> [Written request]:
From the material below, list every line containing "this".

> [Input records]:
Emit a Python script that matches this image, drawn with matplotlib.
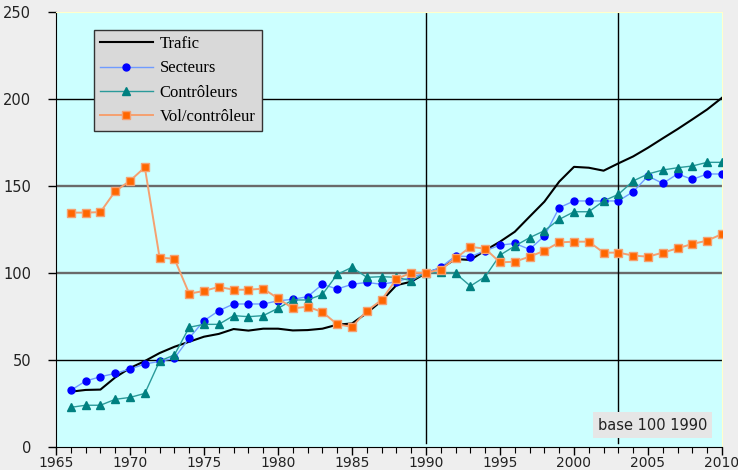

--

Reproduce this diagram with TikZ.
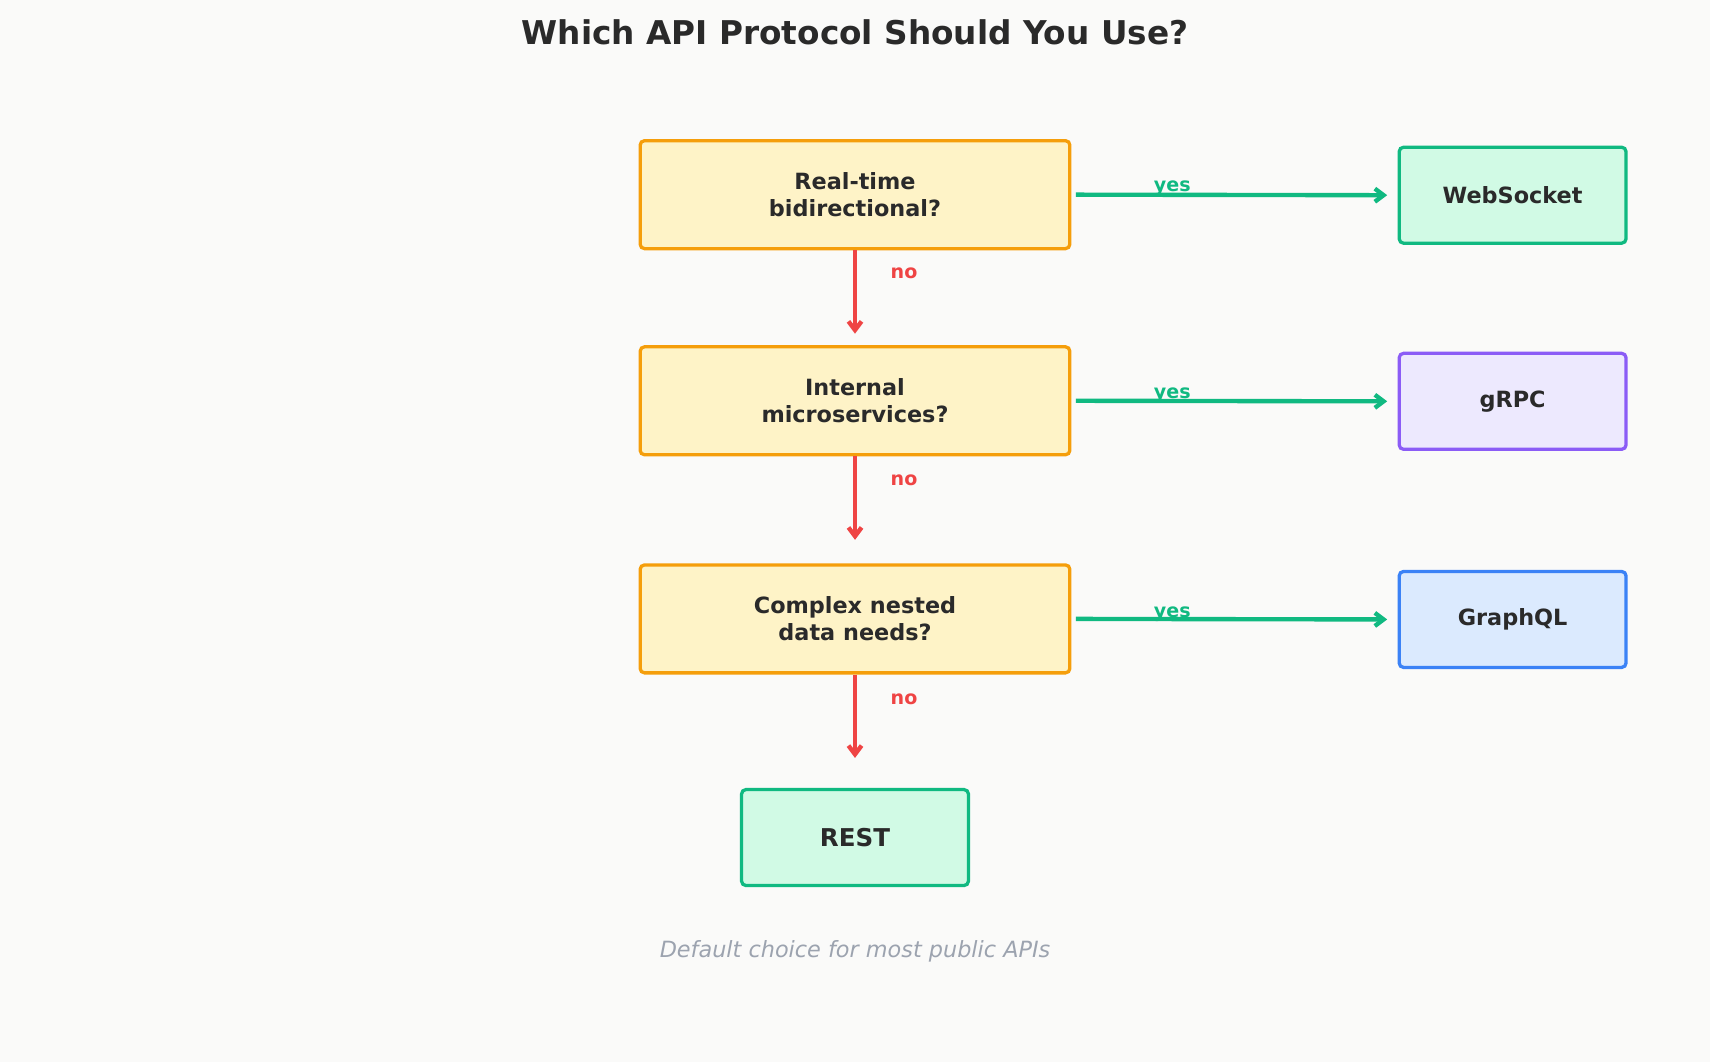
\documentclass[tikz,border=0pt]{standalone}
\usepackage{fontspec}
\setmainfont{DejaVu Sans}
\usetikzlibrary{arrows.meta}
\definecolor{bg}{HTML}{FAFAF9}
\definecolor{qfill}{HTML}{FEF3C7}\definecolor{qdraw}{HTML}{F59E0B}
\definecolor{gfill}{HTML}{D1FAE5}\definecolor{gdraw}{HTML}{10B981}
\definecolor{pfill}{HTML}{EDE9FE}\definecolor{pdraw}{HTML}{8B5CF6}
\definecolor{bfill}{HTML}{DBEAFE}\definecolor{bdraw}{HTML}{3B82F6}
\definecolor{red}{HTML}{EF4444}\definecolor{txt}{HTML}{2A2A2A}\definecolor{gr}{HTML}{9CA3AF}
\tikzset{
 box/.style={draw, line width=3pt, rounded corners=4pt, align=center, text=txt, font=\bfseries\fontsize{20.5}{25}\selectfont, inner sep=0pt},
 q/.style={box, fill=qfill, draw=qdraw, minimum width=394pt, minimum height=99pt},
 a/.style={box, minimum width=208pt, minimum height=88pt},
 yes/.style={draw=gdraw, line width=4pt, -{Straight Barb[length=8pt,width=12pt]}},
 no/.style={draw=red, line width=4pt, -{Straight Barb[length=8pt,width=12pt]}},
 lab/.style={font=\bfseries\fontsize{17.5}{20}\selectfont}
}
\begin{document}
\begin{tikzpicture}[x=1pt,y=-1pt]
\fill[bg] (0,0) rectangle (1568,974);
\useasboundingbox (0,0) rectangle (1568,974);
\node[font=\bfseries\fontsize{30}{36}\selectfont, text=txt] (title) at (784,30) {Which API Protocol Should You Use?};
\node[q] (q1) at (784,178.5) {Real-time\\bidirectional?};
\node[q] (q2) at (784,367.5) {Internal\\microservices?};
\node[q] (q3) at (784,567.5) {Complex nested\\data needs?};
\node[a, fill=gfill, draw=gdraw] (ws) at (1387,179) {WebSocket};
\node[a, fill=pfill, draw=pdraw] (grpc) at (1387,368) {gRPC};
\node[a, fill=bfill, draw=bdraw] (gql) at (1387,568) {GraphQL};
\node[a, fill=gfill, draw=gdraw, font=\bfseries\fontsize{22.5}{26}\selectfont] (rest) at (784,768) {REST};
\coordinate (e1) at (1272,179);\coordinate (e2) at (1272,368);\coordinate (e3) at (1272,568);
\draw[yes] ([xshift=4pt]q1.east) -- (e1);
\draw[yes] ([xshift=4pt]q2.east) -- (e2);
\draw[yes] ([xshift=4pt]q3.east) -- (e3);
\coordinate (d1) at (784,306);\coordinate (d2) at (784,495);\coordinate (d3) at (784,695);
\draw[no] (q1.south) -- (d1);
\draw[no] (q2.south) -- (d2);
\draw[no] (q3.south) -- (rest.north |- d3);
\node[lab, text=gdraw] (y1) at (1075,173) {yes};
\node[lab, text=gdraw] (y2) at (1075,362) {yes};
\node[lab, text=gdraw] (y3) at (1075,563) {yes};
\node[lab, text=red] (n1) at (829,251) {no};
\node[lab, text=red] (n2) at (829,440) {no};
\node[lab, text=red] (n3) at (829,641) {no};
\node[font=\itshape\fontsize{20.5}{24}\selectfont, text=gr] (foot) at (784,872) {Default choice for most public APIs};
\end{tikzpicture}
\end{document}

> [Exercise response]:
Emit a Python script that matches this image, drawn with matplotlib.
Reproduce this diagram with TikZ.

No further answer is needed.